Not entirely sure how to deal with this therefore asking for sensible advice on how to deal with this situation.
I’ve been friends with someone for a few years now. I used to enjoy their company however now can give or take on the basis that I thought we’d find a deeper connection but mostly it ends up in talking about other people. I’m enjoying the outings less. Also started to notice over time a pattern building up. When we go out for dinner and It’s my turn to pay they usually get a main, dessert and a few drinks so between us the bill usually is around £100s.
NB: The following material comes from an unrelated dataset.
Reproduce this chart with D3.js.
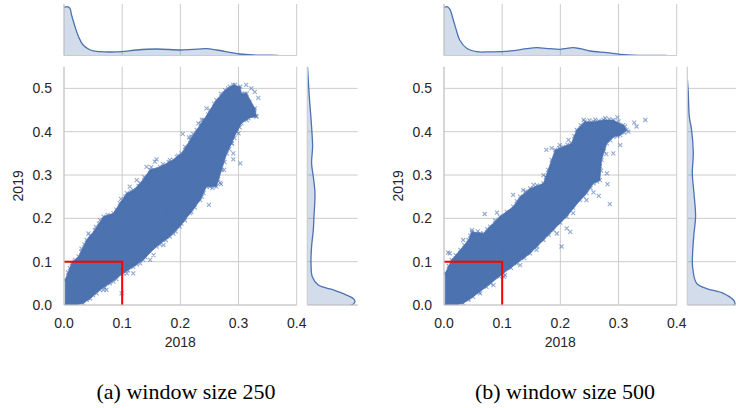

When it’s their turn to pay, the meal is just main course, no more than one drink and no dessert. Under £50s. what I find a little frustrating is the conversations had are not only about other people but also what ridiculously expensive designer purchase they’re making. And they do frequently buy expensive items. Also gets really annoyed when their other half hasn’t spent x amount on their birthday and Xmas gift.
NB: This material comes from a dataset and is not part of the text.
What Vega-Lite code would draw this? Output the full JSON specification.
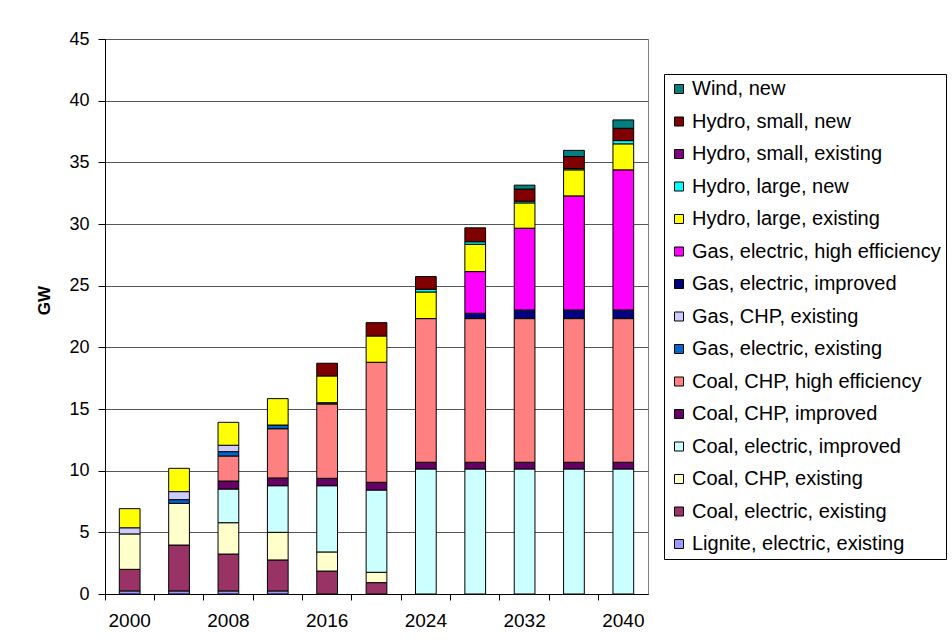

Also that expectation of lavish gifts was laid out to me therefore for birthdays and Xmas I’ve gifted them pretty expensive gifts but in return I’ve received something worth £20 and second hand gifts.
I have friendships with people I’ve known since my childhood and we just don’t exchange gifts or buy one another dinner and I like that. It’s easy and simple. Or on the odd occasion we do buy each other dinner (rare as we don’t see each other that often) it always equals out. I never take more than I give. Vice versa.
My partner was the person to point out the inconsistency in me buying meals and going out and gifts which I at first brushed over because I didn’t mind but more recently I was just a bit annoyed because it was a shitty cheap meal , superficial conversation, and then talk about their next £3k purchase.
what would you do? I see this person most days as I run into them due to work.
I’ve left some bits out re conversations because it’s quite outing!!